Obie drużyny rozpoczęły w swoim stylu. Kuba to mocny atak i niesamowity blok, Japonia, jak zwykle bardzo dobra obrona. W pierwszym secie walka punkt za punkt do samego końca. Lepsza okazała się Kuba, na przewagi, 28:26. W partii drugiej od samego początku dominowała drużyna Ameryki Środkowej i utrzymała tempo do końca, mimo wysiłków zawodniczki Japonii nic nie mogły zdziałać i przegrały do 22. Później nastąpił zryw drużyny z Azji. Japonki prowadziły przez większą cześć seta, ale znów nie wytrzymały psychicznie i poległy w samej końcówce do 25. Przede wszystkim rzucała się w oczy olbrzymia przewaga Kuby w bloku w stosunku 15:3! To był decydujący element i klucz do zwycięstwa. Poza tym warto podkreślić, że w tej drużynie aż pięć zawodniczek zdobyło co najmniej 10 punktów. Świadczy to o znakomitym rozłożeniu ataków, a przez to, o dobrej grze rozgrywających. Jednak Kubanki popełniły aż 26 błędów własnych.

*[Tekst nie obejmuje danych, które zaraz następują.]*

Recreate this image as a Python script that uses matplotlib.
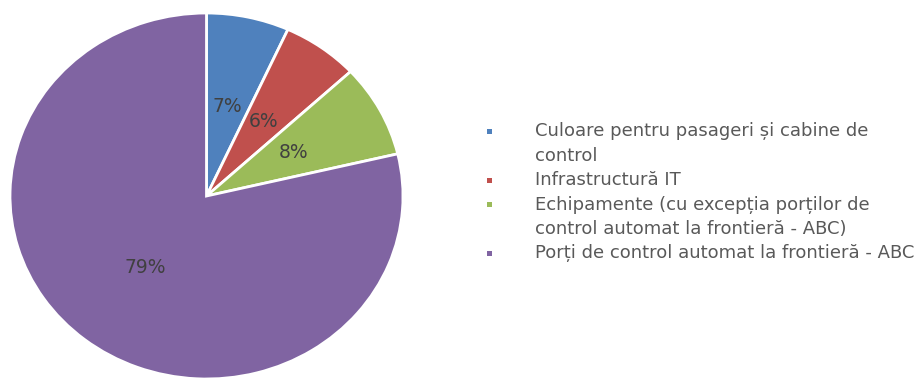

Brazylia - Niemcy 3:0 (25:20, 25:19, 25:14)

Można było się tego spodziewać. Brazylia to jeden z faworytów tego turnieju, więc zwycięstwo 3:0 nikogo nie dziwi. Niemcy bez swoich liderek Christine Furst i Angeliny Grun niewiele mogły zdziałać. Przewaga zespołu z Ameryki Południowej szczególnie była widoczna w ataku 34:20 oraz w zagrywce, z której Brazylijki zdobyły bezpośrednio 11 punktów, podczas gdy Niemki tylko 3. Najlepsze w drużynie brazylijskiej były Fabiana Claudino, Natalia Pereira i Sheila Castro. Jednak należy wspomnieć, że podopieczne Giovanniego Guidettiego miały momenty, w których prowadziły wyrównaną walkę, a nawet prowadziły z Canarinhos. To spotkanie pokazało, że nasze zawodniczki nie będą miały łatwego zadania z teoretycznie najsłabszą drużyną tej grupy.